Thread: Sum of log(i) up to n = O(nlogn)

1. Sum of log(i) up to n = O(nlogn)

First, I apologize if this is in the wrong section.

How do I go about demonstrating that the sum of log(i) from i up to n [eg. log(1) + log(2)... + log(n)] = O(n*logn)? That's Big-Oh notation. Any help/tips would be appreciated as I can't think where to start.

2. $\displaystyle \text{log}(1)+\text{log}(2)+\cdots+\text{log}(n) \le \text{log}(n)+\text{log}(n)+\cdots+\text{log}(n)=n \text{log}(n)$ for all $\displaystyle n \ge 1$.

3. Wondering around the solution

Any other tips ?
I do not want the solution but I am still searching hard

4. Originally Posted by euloiix
Any other tips ?
I do not want the solution but I am still searching hard
$\displaystyle \log(1)+\log(2)+\cdots+\log(n)=\log(n!)=\ldots$

and use Sterling's Approximation for n!: $\displaystyle \scriptstyle n!\simeq \sqrt{2\pi n}\left(\frac{n}{e}\right)^n$, for $\displaystyle \scriptstyle n\to \infty$. - But Black's solution, to me, seems much better.

5. Question

But it seems that I misunderstood. Are you able to conclude direcly from Black's proposition ?

Can you pass the equivalence to x-> infinity ? I have not done math for a long time but I remember it is not always such a basic thing to do.

6. Originally Posted by euloiix
But it seems that I misunderstood. Are you able to conclude direcly from Black's proposition ?
Yes, and easily at that. You need to make sure you understand what you need to show in order to prove that

$\displaystyle \sum_{k=1}^n \log(n) = O(n\log n)$

Black has shown that

$\displaystyle 0\leq \sum_{k=1}^n\log(k) \leq n\log(n)$

From this you get that

$\displaystyle \left|\sum_{k=1}^n\log(k)\right|\leq C\cdot n\log(n)$

for $\displaystyle n\to \infty$, and with C=1, actually.

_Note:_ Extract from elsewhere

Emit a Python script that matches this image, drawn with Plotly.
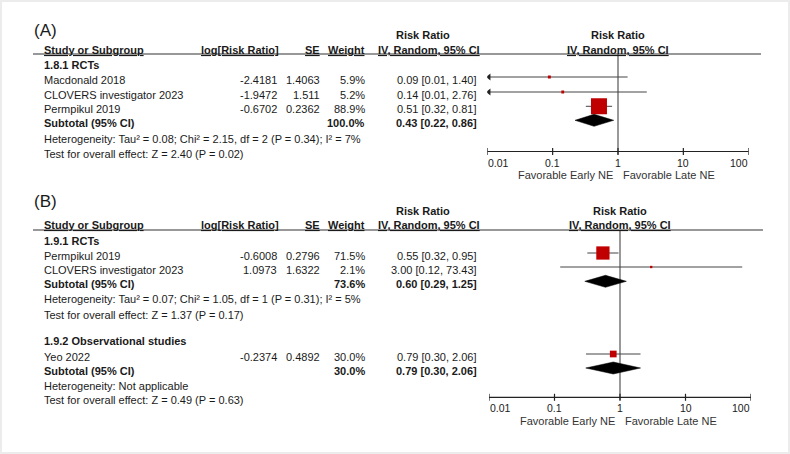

You really should look up the definition of Landau's Big-Oh notation, and preferably reproduce it without cheating on a white sheet of paper some time later. Definitions are very important in mathematics: without knowing them (or at the very least looking them up) you cannot hope to find the answer to an exercise like this.

7. Solved

Thank you for your help. It seems so obvious once you get every steps of reasonning. You have been really helpful.